Memorize these definitions and pooping at work will become a pure
pleasure.
ESCAPEE: A fart that slips out while taking a leak at the urinal or
forcing poop in a stall. This is usually accompanied by a sudden wave
of panic/embarrassment. This is similar to the hot flash you receive when
passing an unseen police car & speeding. If you release an escapee, do not
acknowledge it. Pretend it did not happen. If you are standing next to the
farter at the urinal, pretend that you did not hear it. No one likes an
escapee, it is uncomfortable for all involved.
Making a joke or laughing makes both parties feel uneasy.
JAILBREAK (Used in conjunction with escapee):
When forcing a poop, several farts slip out at a machine gun's pace.
This is usually a side effect of diarrhea or a hangover.If this should
happen do not panic, remain in the stall until everyone has left the
bathroom so to spare everyone the awkwardness of what just occurred.
COURTESY FLUSH: The act of flushing the toilet the instant the nose
cone of the poop log hits the water and the poop is whisked away to an
undisclosed location. This reduces the amount of air time the poop has
to stink up the bathroom. This can help you avoid being caught doing the
WALK OF SHAME.
WALK OF SHAME: Walking from the stall, to the sink, to the door after
you have just stunk-up the shitter. This can be a very uncomfortable
moment if someone walks in and busts you. As with all farts, it is best to
pretend that the smell does not exist. Can be avoided with the use of a
COURTESY FLUSH.
OUT OF THE CLOSET POOPER: A colleague who poops at work and is damn
proud of it. You will often see an Out of the Closet Pooper enter the
bathroom with a newspaper or magazine under their arm. Always look around
the office for the Out OF THE CLOSET POOPER before entering the bathroom.
THE POOPING FRIENDS NETWORK (PFN): This is a group of coworkers who
band together to ensure emergency pooping goes off without incident.

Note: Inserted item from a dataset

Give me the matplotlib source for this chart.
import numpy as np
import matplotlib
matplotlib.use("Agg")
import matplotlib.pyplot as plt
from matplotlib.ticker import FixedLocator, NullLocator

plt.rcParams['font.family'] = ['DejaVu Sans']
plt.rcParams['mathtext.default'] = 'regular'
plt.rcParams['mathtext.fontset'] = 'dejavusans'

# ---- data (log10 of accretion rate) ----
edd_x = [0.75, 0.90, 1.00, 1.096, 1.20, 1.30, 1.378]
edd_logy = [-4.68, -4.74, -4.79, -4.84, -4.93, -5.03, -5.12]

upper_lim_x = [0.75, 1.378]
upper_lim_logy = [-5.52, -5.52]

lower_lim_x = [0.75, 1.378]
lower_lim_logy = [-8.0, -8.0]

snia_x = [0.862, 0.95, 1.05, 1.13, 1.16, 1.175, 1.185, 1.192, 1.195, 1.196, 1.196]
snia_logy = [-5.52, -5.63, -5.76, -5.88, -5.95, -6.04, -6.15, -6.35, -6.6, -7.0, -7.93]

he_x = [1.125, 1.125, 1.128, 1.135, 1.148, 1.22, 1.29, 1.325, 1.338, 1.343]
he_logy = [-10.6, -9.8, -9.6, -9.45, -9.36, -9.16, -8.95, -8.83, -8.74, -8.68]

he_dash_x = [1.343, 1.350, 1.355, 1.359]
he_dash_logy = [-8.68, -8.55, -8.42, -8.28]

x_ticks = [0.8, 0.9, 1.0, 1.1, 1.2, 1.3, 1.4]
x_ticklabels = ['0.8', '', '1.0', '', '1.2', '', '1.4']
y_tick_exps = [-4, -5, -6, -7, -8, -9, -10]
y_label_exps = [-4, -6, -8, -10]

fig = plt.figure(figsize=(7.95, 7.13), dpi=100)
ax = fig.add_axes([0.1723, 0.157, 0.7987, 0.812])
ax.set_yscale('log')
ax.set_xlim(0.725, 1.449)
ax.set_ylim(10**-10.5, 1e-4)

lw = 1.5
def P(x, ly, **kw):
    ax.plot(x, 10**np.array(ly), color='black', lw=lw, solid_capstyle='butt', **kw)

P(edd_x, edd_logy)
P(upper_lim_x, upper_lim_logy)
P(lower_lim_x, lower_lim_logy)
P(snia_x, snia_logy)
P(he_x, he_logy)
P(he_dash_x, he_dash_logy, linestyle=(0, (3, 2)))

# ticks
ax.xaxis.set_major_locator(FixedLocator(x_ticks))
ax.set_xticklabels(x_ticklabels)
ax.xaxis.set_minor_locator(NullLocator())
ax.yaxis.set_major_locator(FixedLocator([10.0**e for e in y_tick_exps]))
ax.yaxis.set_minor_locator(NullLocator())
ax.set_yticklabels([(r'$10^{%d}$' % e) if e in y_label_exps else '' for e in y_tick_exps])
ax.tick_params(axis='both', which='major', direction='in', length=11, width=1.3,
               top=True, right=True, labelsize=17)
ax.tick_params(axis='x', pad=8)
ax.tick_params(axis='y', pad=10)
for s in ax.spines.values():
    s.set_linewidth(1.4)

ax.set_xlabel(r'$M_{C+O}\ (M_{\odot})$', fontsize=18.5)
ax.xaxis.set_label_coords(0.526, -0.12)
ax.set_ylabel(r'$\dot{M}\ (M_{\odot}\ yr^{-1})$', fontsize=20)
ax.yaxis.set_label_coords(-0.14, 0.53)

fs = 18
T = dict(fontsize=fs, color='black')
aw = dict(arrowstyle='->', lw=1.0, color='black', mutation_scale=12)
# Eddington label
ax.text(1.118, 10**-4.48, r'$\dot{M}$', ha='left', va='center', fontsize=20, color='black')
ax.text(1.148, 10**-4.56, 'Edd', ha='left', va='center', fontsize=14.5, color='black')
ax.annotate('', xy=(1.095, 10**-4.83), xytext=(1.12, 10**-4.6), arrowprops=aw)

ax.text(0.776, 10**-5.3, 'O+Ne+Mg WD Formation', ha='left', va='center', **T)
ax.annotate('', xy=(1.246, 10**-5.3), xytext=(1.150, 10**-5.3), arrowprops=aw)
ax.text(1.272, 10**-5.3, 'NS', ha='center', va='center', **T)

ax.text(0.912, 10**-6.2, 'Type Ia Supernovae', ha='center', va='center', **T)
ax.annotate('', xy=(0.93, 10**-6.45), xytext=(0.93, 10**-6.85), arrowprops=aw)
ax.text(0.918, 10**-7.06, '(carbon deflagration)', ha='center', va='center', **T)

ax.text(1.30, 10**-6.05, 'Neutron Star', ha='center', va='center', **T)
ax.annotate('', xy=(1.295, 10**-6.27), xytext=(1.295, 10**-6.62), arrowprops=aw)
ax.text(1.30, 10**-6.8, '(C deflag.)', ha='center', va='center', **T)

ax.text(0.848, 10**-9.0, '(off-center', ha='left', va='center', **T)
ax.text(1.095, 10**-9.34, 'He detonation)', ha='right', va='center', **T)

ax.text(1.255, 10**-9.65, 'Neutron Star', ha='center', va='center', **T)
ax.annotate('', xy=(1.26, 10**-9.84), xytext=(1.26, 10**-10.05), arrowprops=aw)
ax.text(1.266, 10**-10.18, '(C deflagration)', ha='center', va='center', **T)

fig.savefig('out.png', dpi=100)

This group can help you to monitor the whereabouts of OUT OF THE CLOSET
POOPERS and identify SAFE HAVENS.
SAFE HAVEN: A seldom used bathroom somewhere in the building where you
can least expect visitors. Try floors that are predominantly of the
opposite sex. This will reduce the odds of a pooper of your sex entering
the bathroom.
TURD BURGLAR: A pooper who does not realize that you're in the stall
and tries to force the door open. This is one of the most shocking and
vulnerable moments that occur when taking a dump at work. If this
occurs, remain in the stall until the TURD BURGLAR leaves. This way you
will avoid all uncomfortable eye contact. TURD BURGLARS have been know to
cause premature pinchage, which inevitably causes you to pinch one off in
the middle.
CAMO-COUGH: A phony cough which alerts all new entrants into the
bathroom that you are in a stall. This can be used to cover-up a WATERMELON
or to alert potential TURD BURGLARS. Very effective when used in
conjunction with an ASTAIRE.
ASTAIRE: This is a subtle toe-tap that is used to alert all potential
TURD BURGLARS that you are occupying a stall. This will remove all doubt
that the stall is occupied. If you hear an ASTAIRE, leave the bathroom
immediately so the pooper can poop in peace.

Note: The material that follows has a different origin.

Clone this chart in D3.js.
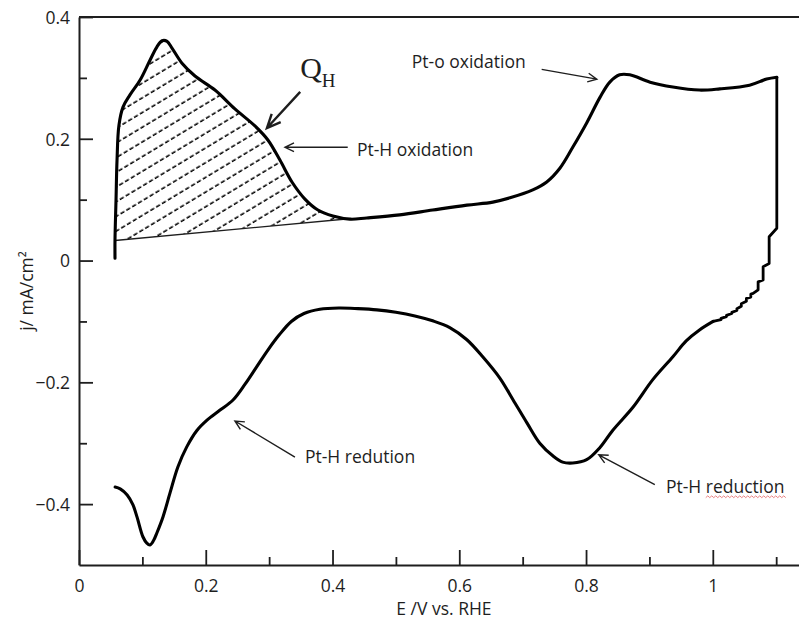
<!DOCTYPE html>
<html>
<head>
<meta charset="utf-8">
<script src="https://cdn.jsdelivr.net/npm/d3@7"></script>
<style>
  html, body { margin: 0; padding: 0; background: #fff; }
  svg { display: block; }
  text { font-family: "Open Sans", sans-serif; fill: #1e1e1e; }
</style>
</head>
<body>
<svg id="chart" width="799" height="622"></svg>
<script>
// Cyclic voltammogram of Pt: potential E (V vs. RHE) and current density j (mA/cm²)

// Anodic sweep (forward scan), low to high potential
const anodicE = [0.0568, 0.0568, 0.0584, 0.060, 0.063, 0.0694, 0.0804, 0.0962, 0.112, 0.123, 0.131, 0.139,
  0.1467, 0.1625, 0.183, 0.2145, 0.246, 0.2776, 0.298, 0.317, 0.336, 0.3565, 0.377, 0.4006, 0.4274, 0.454,
  0.506, 0.558, 0.612, 0.653, 0.680, 0.716, 0.738, 0.759, 0.779, 0.801, 0.822, 0.8375, 0.853, 0.869,
  0.901, 0.937, 0.979, 1.011, 1.058, 1.085, 1.101];
const anodicJ = [0.004, 0.034, 0.099, 0.165, 0.222, 0.252, 0.272, 0.296, 0.329, 0.351, 0.361, 0.360,
  0.349, 0.324, 0.303, 0.280, 0.249, 0.221, 0.198, 0.165, 0.129, 0.101, 0.083, 0.073, 0.068, 0.070,
  0.075, 0.083, 0.091, 0.096, 0.103, 0.116, 0.129, 0.152, 0.186, 0.226, 0.268, 0.293, 0.305, 0.305,
  0.293, 0.285, 0.280, 0.282, 0.288, 0.298, 0.301];

// Reversal at the upper potential limit (stepped trace)
const switchE = [1.101, 1.101, 1.0889, 1.0889, 1.0794, 1.0794, 1.0715, 1.0715, 1.0636, 1.060, 1.060, 1.053,
  1.053, 1.045, 1.045, 1.038, 1.038, 1.030, 1.030, 1.0216, 1.0216, 1.013, 1.013, 1.0005];
const switchJ = [0.301, 0.053, 0.039, -0.005, -0.010, -0.032, -0.035, -0.048, -0.054, -0.055, -0.060, -0.062,
  -0.067, -0.071, -0.075, -0.079, -0.082, -0.085, -0.087, -0.090, -0.092, -0.095, -0.097, -0.100];

// Cathodic sweep (reverse scan), high to low potential
const cathodicE = [1.0005, 0.979, 0.958, 0.937, 0.905, 0.874, 0.842, 0.822, 0.801, 0.779, 0.763, 0.748,
  0.727, 0.707, 0.685, 0.664, 0.637, 0.612, 0.585, 0.558, 0.530, 0.500, 0.470, 0.440, 0.410, 0.380, 0.355,
  0.335, 0.316, 0.298, 0.280, 0.262, 0.243, 0.222, 0.202, 0.186, 0.170, 0.156, 0.1435, 0.1325, 0.123, 0.118,
  0.112, 0.107, 0.101, 0.0915, 0.085, 0.076, 0.065, 0.057];
const cathodicJ = [-0.100, -0.114, -0.132, -0.158, -0.196, -0.241, -0.279, -0.307, -0.327, -0.3325, -0.331, -0.321,
  -0.300, -0.267, -0.229, -0.193, -0.158, -0.130, -0.110, -0.099, -0.091, -0.085, -0.081, -0.079, -0.078, -0.080, -0.087,
  -0.100, -0.122, -0.147, -0.175, -0.203, -0.229, -0.246, -0.262, -0.279, -0.306, -0.339, -0.382, -0.421, -0.447, -0.459,
  -0.467, -0.464, -0.454, -0.421, -0.401, -0.385, -0.375, -0.372];

// Double-layer baseline under the hydrogen desorption region (Q_H)
const baselineE = [0.0568, 0.43];
const baselineJ = [0.033, 0.069];
const qhUpperE = 0.428;   // last anodic point bounding the Q_H area

// Axis ticks
const xMajor = [0, 0.2, 0.4, 0.6, 0.8, 1];
const xMinor = [0.1, 0.3, 0.5, 0.7, 0.9, 1.1];
const yMajor = [-0.4, -0.2, 0, 0.2, 0.4];
const yMinor = [-0.3, -0.1, 0.1, 0.3];
const xTitle = "E /V vs. RHE";
const yTitle = "j/ mA/cm²";

// Annotations (text anchor and arrow in data coordinates)
const noteText = ["Pt-o oxidation", "Pt-H oxidation", "Pt-H redution", "Pt-H reduction"];
const noteE = [0.525, 0.4385, 0.3565, 0.926];
const noteJ = [0.317, 0.172, -0.3325, -0.382];
const arrowFromE = [0.730, 0.424, 0.3407, 0.9085];
const arrowFromJ = [0.314, 0.186, -0.3227, -0.368];
const arrowToE = [0.817, 0.325, 0.246, 0.820];
const arrowToJ = [0.298, 0.186, -0.2635, -0.319];
const qhLabelE = 0.349, qhLabelJ = 0.300;
const qhArrowFrom = [0.349, 0.277], qhArrowTo = [0.2965, 0.2176];

const zip = (a, b) => a.map((v, i) => [v, b[i]]);
const anodic = zip(anodicE, anodicJ);
const switching = zip(switchE, switchJ);
const cathodic = zip(cathodicE, cathodicJ);

const svg = d3.select("#chart");
const x = d3.scaleLinear().domain([0, 1.136]).range([79, 799]);
const y = d3.scaleLinear().domain([-0.5, 0.4]).range([565, 17]);

const ink = "#1e1e1e";
const fontSize = 17.5;

// Hatch pattern for the Q_H area
const defs = svg.append("defs");
const pat = defs.append("pattern")
  .attr("id", "hatch")
  .attr("patternUnits", "userSpaceOnUse")
  .attr("width", 6.8).attr("height", 12.6)
  .attr("patternTransform", "rotate(-31)");
pat.append("line")
  .attr("x1", 0).attr("x2", 6.8).attr("y1", 6).attr("y2", 6)
  .attr("stroke", "#000").attr("stroke-width", 1.55)
  .attr("stroke-dasharray", "4.4,2.4");

const line = d3.line().x(d => x(d[0])).y(d => y(d[1]));
const smooth = d3.line().x(d => x(d[0])).y(d => y(d[1])).curve(d3.curveCatmullRom.alpha(0.5));

// Q_H region: anodic curve down to the baseline
const qhPts = anodic.slice(1).filter(d => d[0] <= qhUpperE);
const qhPath = smooth(qhPts) +
  "L" + x(baselineE[1]) + "," + y(baselineJ[1]) +
  "L" + x(baselineE[0]) + "," + y(baselineJ[0]) + "Z";
svg.append("path").attr("d", qhPath).attr("fill", "url(#hatch)").attr("stroke", "none");

// Baseline
svg.append("path")
  .attr("d", line(zip(baselineE, baselineJ)))
  .attr("stroke", ink).attr("stroke-width", 1.4).attr("fill", "none");

// Axes
function styleAxis(g) {
  g.attr("font-family", null).attr("font-size", null);
  g.selectAll("path.domain").attr("stroke", ink).attr("stroke-width", 2);
  g.selectAll(".tick line").attr("stroke", ink).attr("stroke-width", 1.8);
  g.selectAll(".tick text").attr("fill", ink).style("font-size", fontSize + "px");
}
const fmt = d => (d < 0 ? "\u2212" : "") + String(Math.abs(d));

const gx = svg.append("g").attr("transform", `translate(0,${y(-0.5)})`)
  .call(d3.axisBottom(x).tickValues(xMajor).tickSize(-15).tickSizeOuter(0).tickPadding(14.5).tickFormat(fmt));
styleAxis(gx);
const gxm = svg.append("g").attr("transform", `translate(0,${y(-0.5)})`)
  .call(d3.axisBottom(x).tickValues(xMinor).tickSize(-8).tickFormat(""));
gxm.select("path.domain").remove();
styleAxis(gxm);

const gy = svg.append("g").attr("transform", `translate(${x(0)},0)`)
  .call(d3.axisLeft(y).tickValues(yMajor).tickSize(-14).tickSizeOuter(0).tickPadding(9).tickFormat(fmt));
styleAxis(gy);
gy.selectAll(".tick text").attr("dy", "0.36em");
const gym = svg.append("g").attr("transform", `translate(${x(0)},0)`)
  .call(d3.axisLeft(y).tickValues(yMinor).tickSize(-8).tickFormat(""));
gym.select("path.domain").remove();
styleAxis(gym);

// Top frame line
svg.append("line")
  .attr("x1", x(0)).attr("x2", x.range()[1])
  .attr("y1", y(0.4)).attr("y2", y(0.4))
  .attr("stroke", ink).attr("stroke-width", 2);

// Axis titles
svg.append("text")
  .attr("x", (x(0) + x(1)) / 2 + 48).attr("y", 615)
  .attr("text-anchor", "middle").style("font-size", fontSize + "px")
  .text(xTitle);
svg.append("text")
  .attr("transform", `translate(33,${y(-0.05)}) rotate(-90)`)
  .attr("text-anchor", "middle").style("font-size", fontSize + "px")
  .text(yTitle);

// Voltammogram trace
const traceStyle = p => p.attr("fill", "none").attr("stroke", "#000").attr("stroke-width", 3.1)
  .attr("stroke-linejoin", "round").attr("stroke-linecap", "round");
svg.append("path").attr("d", smooth(anodic)).call(traceStyle);
svg.append("path").attr("d", line(switching)).call(traceStyle).attr("stroke-width", 2.8);
svg.append("path").attr("d", smooth(cathodic)).call(traceStyle);

// Arrow helper: shaft plus open V head
function arrow(from, to, width, headLen, headAngle) {
  const x1 = x(from[0]), y1 = y(from[1]), x2 = x(to[0]), y2 = y(to[1]);
  const a = Math.atan2(y2 - y1, x2 - x1);
  const h1 = [x2 - headLen * Math.cos(a - headAngle), y2 - headLen * Math.sin(a - headAngle)];
  const h2 = [x2 - headLen * Math.cos(a + headAngle), y2 - headLen * Math.sin(a + headAngle)];
  svg.append("path")
    .attr("d", `M${x1},${y1}L${x2},${y2}M${h1[0]},${h1[1]}L${x2},${y2}L${h2[0]},${h2[1]}`)
    .attr("fill", "none").attr("stroke", ink).attr("stroke-width", width)
    .attr("stroke-linejoin", "miter").attr("stroke-linecap", "butt");
}

noteText.forEach((t, i) => {
  arrow([arrowFromE[i], arrowFromJ[i]], [arrowToE[i], arrowToJ[i]], 1.4, 10, 0.45);
});
arrow(qhArrowFrom, qhArrowTo, 2.4, 15, 0.42);

const notes = svg.selectAll("text.note").data(noteText).join("text")
  .attr("class", "note")
  .attr("x", (d, i) => x(noteE[i])).attr("y", (d, i) => y(noteJ[i]))
  .style("font-size", fontSize + "px")
  .text(d => d);

// Spell-check style squiggle under the word "reduction"
const lastNote = notes.filter((d, i) => i === 3).node();
const word = "reduction";
const start = noteText[3].indexOf(word);
const offset = lastNote.getSubStringLength(0, start);
const wlen = lastNote.getSubStringLength(start, word.length);
const sx = +lastNote.getAttribute("x") + offset, sy = +lastNote.getAttribute("y") + 3.6;
const wave = [];
for (let k = 0; k * 2 <= wlen + 3; k++) wave.push([sx + k * 2, sy + (k % 2 ? -1 : 1) * 0.9]);
svg.append("path").attr("d", d3.line()(wave))
  .attr("fill", "none").attr("stroke", "#e57373").attr("stroke-width", 0.9);

// Q_H label (serif, with subscript)
const qh = svg.append("text")
  .attr("x", x(qhLabelE)).attr("y", y(qhLabelJ))
  .style("font-family", "'Liberation Serif', 'Times New Roman', serif")
  .style("font-size", "30px");
qh.append("tspan").text("Q");
qh.append("tspan").attr("dy", 9).style("font-size", "19px").text("H");
</script>
</body>
</html>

WATERMELON: A turd that creates a loud splash when hitting the toilet
water. This is also an embarrassing incident. If you feel a WATERMELON
coming on, create a diversion. See CAMO-COUGH.
HAVANA OMELET: A load of diarrhea that creates a series of loud
splashes in the toilet water. Often accompanied by an escapee. Try using a
CAMO-COUGH with an ASTAIRE.
UNCLE TED: A bathroom user who seems to linger around forever. Could
spend extended lengths of time in front of the mirror or sitting on the
pot. An UNCLE TED makes it difficult to relax while on the crapper, as
you should always wait to drop your load when the bathroom is empty.
This benefits you as well as the other bathroom attendees.
FLY BY: The act of scouting out a bathroom before pooping. Walk in,
check for other poopers. If there are others in the bathroom, leave and
come back again. Be careful not to become a FREQUENT FLYER. People may
become suspicious if they catch you constantly going into the bathroom.